Часть наших надзирателей забрали на поиски беглецов. Через несколько дней они вернулись черные, худющие, злые как собаки. Ну, конечно, сказали, что всех поймали. Но приказа-то не было. А наши девушки в бараках в течение всего этого времени непрерывно молились за беглецов. Это происходило так: каждый передавал чтение молитвы следующему, чтобы она не прерывалась ни на минуту. Никто из нас не знал беглецов, не знал, были это немцы, украинцы или русские. Просто они бежали, значит, за них надо молиться.
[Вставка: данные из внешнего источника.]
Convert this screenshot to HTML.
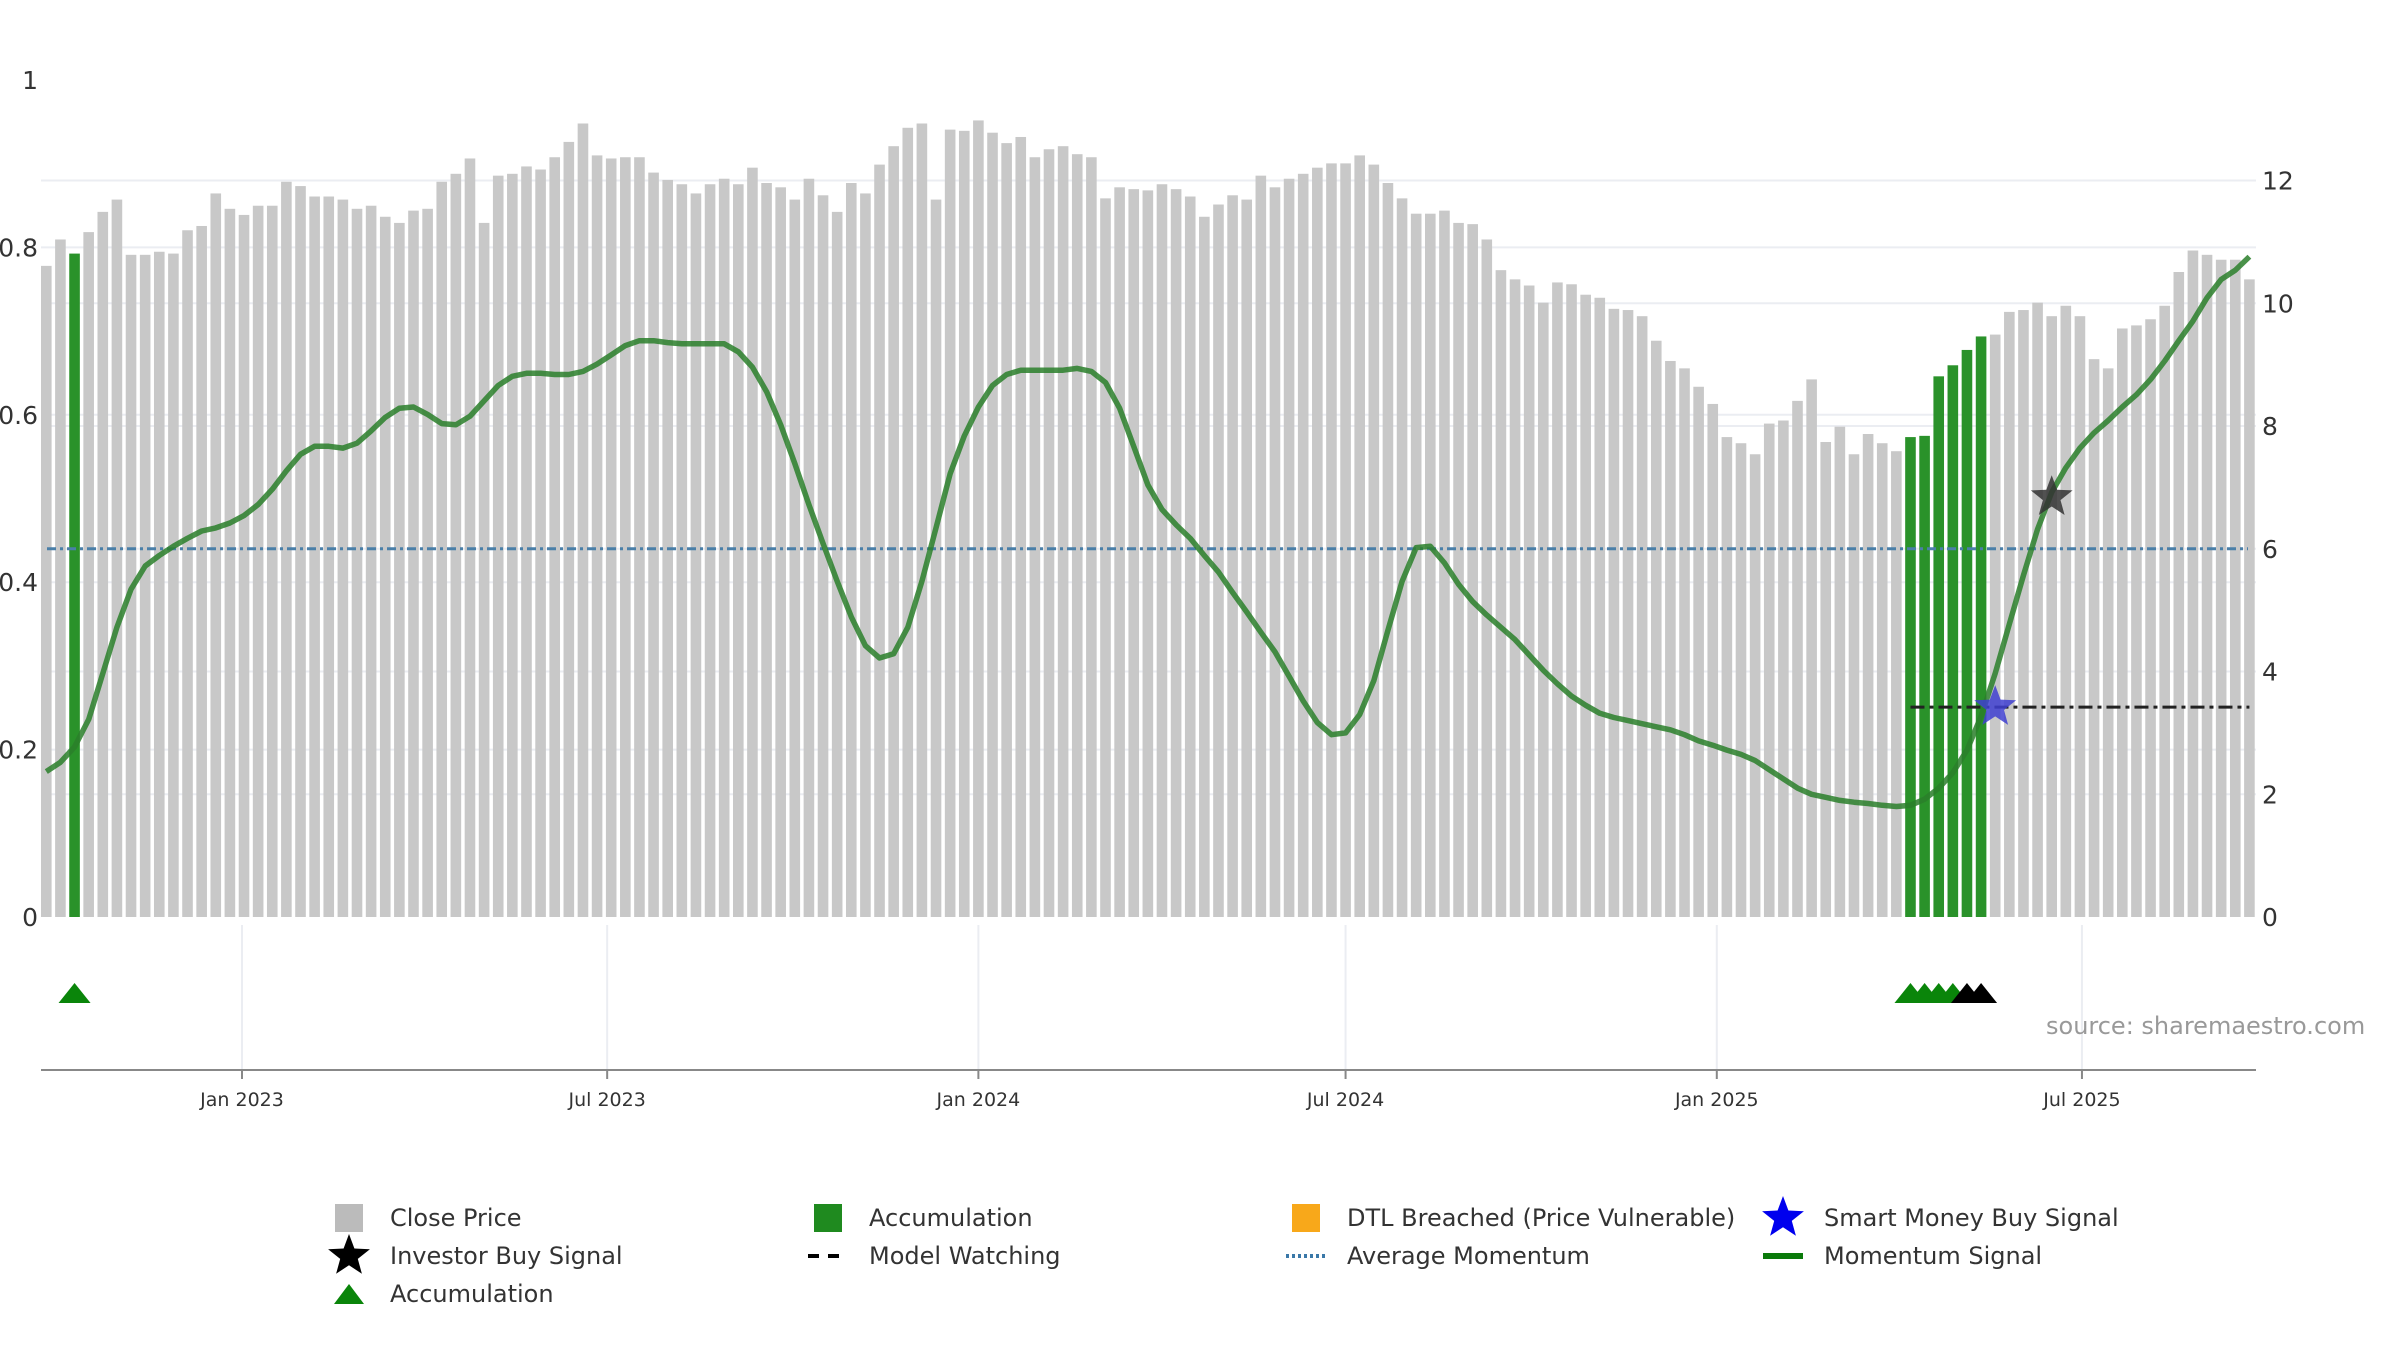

Вообще именно в лагере я увидела, что такое достойный экуменизм. У нас были православные, католички и протестантки. Пасха православная и Пасха католическая совпадают раз в четыре года. Рождество не совпадает никогда. Но все равно день праздника объявлялся рабочим, даже если это было воскресенье. Поступали просто. Скажем, наступает Рождество католичек и протестанток. Они остаются в бараке отмечать свой праздник. А православные молча, пятерками — надзирателю в воротах безразлично, кто идет, для него главное, сколько, — шли на фабрику работать за них, садились за машинки.

Потом приходит православный праздник. На работу выходят католички и протестантки, а православные остаются праздновать. Вот так и делали без обсуждения догматов, поиска общего языка, попыток вместе молиться, что нелепо, а просто давая друг другу возможность праздновать свой праздник.

А вот еще сцена. Производственная зона окружена тоже забором с вертухаями по углам. И вот как-то ночью девушки вышли из цеха — у них были очень короткие, на несколько минут перерывы в двенадцатичасовой смене. Кто-то из девушек вышел и услышал, что наверху в вертухайской будке конвоир тихонько поет украинскую песню. Очевидно, это был просто мобилизованный украинский парень, которого направили в войска НКВД. В будке ему было ко всему еще и скучно. Он сидел там с автоматом, направленным на женщин, шивших бушлаты, и тихонько пел. Украинки составляли тогда большую часть населения лагерей. Они стали по очереди выходить, садиться на ближайшую к будке скамеечку и подпевать конвоиру. И вот так всю ночь до рассвета, до конца смены они вместе пели украинские песни.